Не обойдён гендерный вопрос и в героически выживающем на выселках города театре «Версия». Сильные женщины и здесь — бич другой половины человечества. Царевна Фефёла — дюжая мужеподобная самодурка — лупит почем зря аристократических прынцев, а сердце и нежность, взявшиеся, как в сказке, откель непонятно, отдаёт оценившему её неподдельные достоинства крестьянскому сыну. «Исчезновение принцессы Фефёлы Третьей» перекликается с другой яркой постановкой театра — «Две Бабы-Яги» о Василисе Прекрасной, ставшей ведьмой из-за своей жадности.
По-прежнему репертуарная ситуация в старейшем саратовском Народном театре остаётся на грани точки замерзания. Понеся значительные потери сил (в который раз пополнившие богему столицы и ушедшие в мир иной ведущие актёры, серьёзно заболевший режиссёр — всё в этот сезон), театр, однако, не сдаётся, продолжая работу над «Вишнёвым вареньем» Улицкой, рассматривая «Малиновое варенье» Близнеца, а также другие пьесы, и активно работает, ожидая перемен в своей судьбе.
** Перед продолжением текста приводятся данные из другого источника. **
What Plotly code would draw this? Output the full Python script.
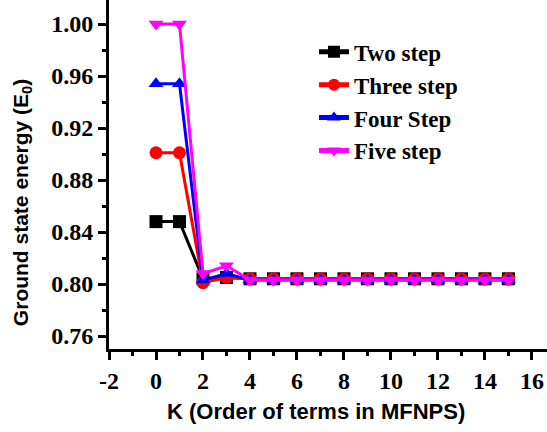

А уж какими они будут, вернётся ли прежний режиссёр, выделится ли новый из актёрского костяка и кто это будет — мужчина или женщина (кстати, в этом театре ещё никогда не было подобного прецедента — женщина-режиссёр) — покажет время.
Серьёзные извинения должны получить здесь театры Саратова, обойдённые вниманием в этой статье. Автор так и не смог найти в себе силы посетить в этом сезоне кукольный театр «Теремок», боясь не справиться с некоторыми ассоциациями при виде марионеток, безвольно подчиняющихся рукам опытных кукловодов. А чтобы судить — надо первым делом увидеть, на что искренне надеется «остранённый» зритель в продолжении театрального сезона в новорождённом году.